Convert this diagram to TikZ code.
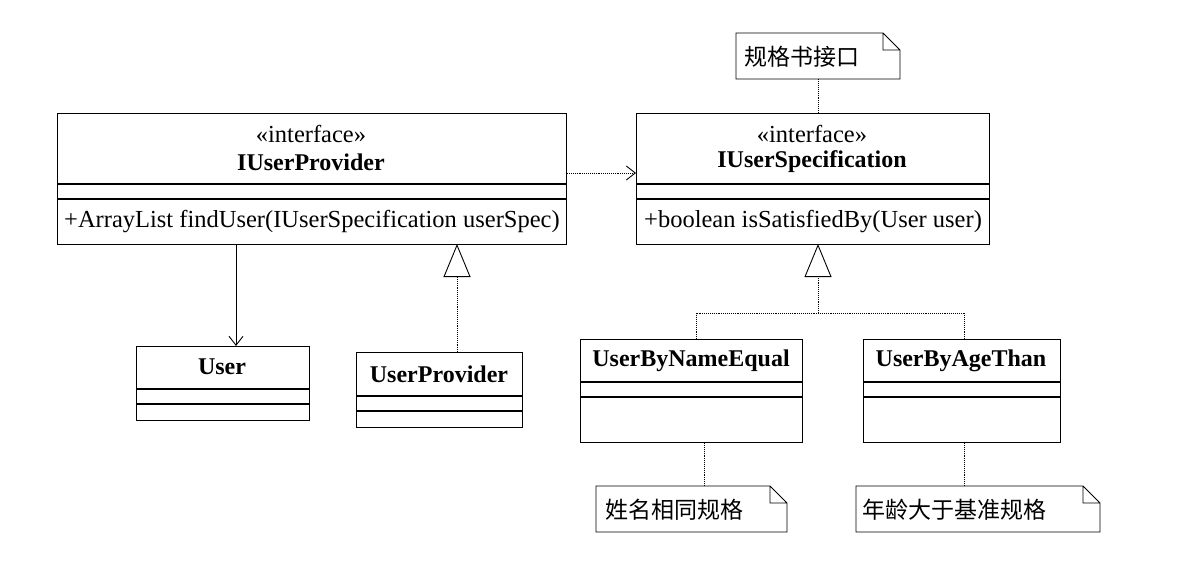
\documentclass[tikz,border=0pt]{standalone}
\usepackage{fontspec}
\setmainfont{Liberation Serif}
\newfontfamily\cjk{Noto Sans CJK SC}
\usetikzlibrary{arrows.meta}
\begin{document}
\begin{tikzpicture}[x=1pt,y=-1pt,
  box/.style={draw,line width=1.1pt,anchor=north west,inner sep=0pt},
  txt/.style={font=\fontsize{24.5}{26}\selectfont,inner sep=0pt},
  ctxt/.style={font=\cjk\fontsize{23}{26}\selectfont,inner sep=0pt,anchor=west},
  bname/.style={font=\fontsize{24}{26}\selectfont\bfseries,inner sep=0pt},
  note/.style={inner sep=0pt,anchor=north west},
  dot/.style={densely dotted,line width=0.9pt},
  dep/.style={dot,-{Straight Barb[length=9pt,width=14pt,line width=0.9pt]}},
  real/.style={dot,-{Triangle[open,length=33pt,width=27pt,line width=0.9pt,fill=white]}},
  assoc/.style={line width=0.9pt,-{Straight Barb[length=9pt,width=14pt,line width=0.9pt]}}]
\useasboundingbox (0,0) rectangle (1182,586);
\fill[white] (0,0) rectangle (1182,586);
\newcommand{\umlbox}[7]{% name,x1,y1,x2,y2,l1,l2
  \node[box,minimum width=#4-#2,minimum height=#5-#3] (#1) at (#2,#3) {};
  \draw[line width=1.1pt] (#2,#6) -- (#4,#6) (#2,#7) -- (#4,#7);}
\newcommand{\umlnote}[5]{% name,x1,y1,x2,y2
  \node[note,minimum width=#4-#2,minimum height=#5-#3] (#1) at (#2,#3) {};
  \draw[line width=0.9pt] (#2,#3) -- (#4-17,#3) -- (#4,#3+17) -- (#4,#5) -- (#2,#5) -- cycle
    (#4-17,#3) -- (#4-17,#3+17) -- (#4,#3+17);}
% boxes
\umlbox{iup}{57}{113}{566}{244}{184}{199}
\node[txt] at (311,134) {\textless\textless interface\textgreater\textgreater};
\node[bname] at (311,162) {IUserProvider};
\node[txt,anchor=west] at (64,222) {+ArrayList findUser(IUserSpecification userSpec)};
\umlbox{ius}{636}{113}{989}{244}{184}{199}
\node[txt] at (812,134) {\textless\textless interface\textgreater\textgreater};
\node[bname] at (812,162) {IUserSpecification};
\node[txt,anchor=west] at (644,222) {+boolean isSatisfiedBy(User user)};
\umlbox{user}{136}{346}{309}{420}{389}{404}
\node[bname] at (222,367) {User};
\umlbox{up}{356}{352}{522}{427}{396}{411}
\node[bname] at (439,374) {UserProvider};
\umlbox{une}{580}{339}{802}{442}{382}{397}
\node[bname] at (691,361) {UserByNameEqual};
\umlbox{uat}{863}{339}{1060}{442}{382}{397}
\node[bname] at (961,361) {UserByAgeThan};
% notes
\umlnote{n0}{736}{33}{900}{79}
\node[ctxt] at (744,57) {规格书接口};
\umlnote{n1}{596}{486}{787}{532}
\node[ctxt] at (605,510) {姓名相同规格};
\umlnote{n2}{856}{486}{1100}{532}
\node[ctxt] at (862,510) {年龄大于基准规格};
% connectors
\coordinate (depS) at (iup.east |- 0,173);
\coordinate (depE) at (ius.west |- 0,173);
\draw[dep] (depS) -- (depE);
\draw[assoc] (236,244) -- (user.north -| 236,0);
\draw[real] (up.north -| 457,0) -- (457,244);
\draw[real] (une.north -| 696,0) -- (696,313) -- (818,313) -- (818,244);
\draw[dot] (uat.north -| 964,0) -- (964,313) -- (818,313);
\draw[dot] (n0.south -| 818,0) -- (ius.north -| 818,0);
\draw[dot] (une.south -| 704,0) -- (n1.north -| 704,0);
\draw[dot] (uat.south -| 964,0) -- (n2.north -| 964,0);
\end{tikzpicture}
\end{document}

○ ○ ○ ○ ○ ○ ○

• Written problem
Transcribe the listing in full. Omit the pictures and keep every line exact.

• Problem solution
Convert this diagram to TikZ code.
\documentclass[tikz,border=0pt]{standalone}
\usepackage{fontspec}
\setmainfont{Liberation Serif}
\newfontfamily\cjk{Noto Sans CJK SC}
\usetikzlibrary{arrows.meta}
\begin{document}
\begin{tikzpicture}[x=1pt,y=-1pt,
  box/.style={draw,line width=1.1pt,anchor=north west,inner sep=0pt},
  txt/.style={font=\fontsize{24.5}{26}\selectfont,inner sep=0pt},
  ctxt/.style={font=\cjk\fontsize{23}{26}\selectfont,inner sep=0pt,anchor=west},
  bname/.style={font=\fontsize{24}{26}\selectfont\bfseries,inner sep=0pt},
  note/.style={inner sep=0pt,anchor=north west},
  dot/.style={densely dotted,line width=0.9pt},
  dep/.style={dot,-{Straight Barb[length=9pt,width=14pt,line width=0.9pt]}},
  real/.style={dot,-{Triangle[open,length=33pt,width=27pt,line width=0.9pt,fill=white]}},
  assoc/.style={line width=0.9pt,-{Straight Barb[length=9pt,width=14pt,line width=0.9pt]}}]
\useasboundingbox (0,0) rectangle (1182,586);
\fill[white] (0,0) rectangle (1182,586);
\newcommand{\umlbox}[7]{% name,x1,y1,x2,y2,l1,l2
  \node[box,minimum width=#4-#2,minimum height=#5-#3] (#1) at (#2,#3) {};
  \draw[line width=1.1pt] (#2,#6) -- (#4,#6) (#2,#7) -- (#4,#7);}
\newcommand{\umlnote}[5]{% name,x1,y1,x2,y2
  \node[note,minimum width=#4-#2,minimum height=#5-#3] (#1) at (#2,#3) {};
  \draw[line width=0.9pt] (#2,#3) -- (#4-17,#3) -- (#4,#3+17) -- (#4,#5) -- (#2,#5) -- cycle
    (#4-17,#3) -- (#4-17,#3+17) -- (#4,#3+17);}
% boxes
\umlbox{iup}{57}{113}{566}{244}{184}{199}
\node[txt] at (311,134) {\textless\textless interface\textgreater\textgreater};
\node[bname] at (311,162) {IUserProvider};
\node[txt,anchor=west] at (64,222) {+ArrayList findUser(IUserSpecification userSpec)};
\umlbox{ius}{636}{113}{989}{244}{184}{199}
\node[txt] at (812,134) {\textless\textless interface\textgreater\textgreater};
\node[bname] at (812,162) {IUserSpecification};
\node[txt,anchor=west] at (644,222) {+boolean isSatisfiedBy(User user)};
\umlbox{user}{136}{346}{309}{420}{389}{404}
\node[bname] at (222,367) {User};
\umlbox{up}{356}{352}{522}{427}{396}{411}
\node[bname] at (439,374) {UserProvider};
\umlbox{une}{580}{339}{802}{442}{382}{397}
\node[bname] at (691,361) {UserByNameEqual};
\umlbox{uat}{863}{339}{1060}{442}{382}{397}
\node[bname] at (961,361) {UserByAgeThan};
% notes
\umlnote{n0}{736}{33}{900}{79}
\node[ctxt] at (744,57) {规格书接口};
\umlnote{n1}{596}{486}{787}{532}
\node[ctxt] at (605,510) {姓名相同规格};
\umlnote{n2}{856}{486}{1100}{532}
\node[ctxt] at (862,510) {年龄大于基准规格};
% connectors
\coordinate (depS) at (iup.east |- 0,173);
\coordinate (depE) at (ius.west |- 0,173);
\draw[dep] (depS) -- (depE);
\draw[assoc] (236,244) -- (user.north -| 236,0);
\draw[real] (up.north -| 457,0) -- (457,244);
\draw[real] (une.north -| 696,0) -- (696,313) -- (818,313) -- (818,244);
\draw[dot] (uat.north -| 964,0) -- (964,313) -- (818,313);
\draw[dot] (n0.south -| 818,0) -- (ius.north -| 818,0);
\draw[dot] (une.south -| 704,0) -- (n1.north -| 704,0);
\draw[dot] (uat.south -| 964,0) -- (n2.north -| 964,0);
\end{tikzpicture}
\end{document}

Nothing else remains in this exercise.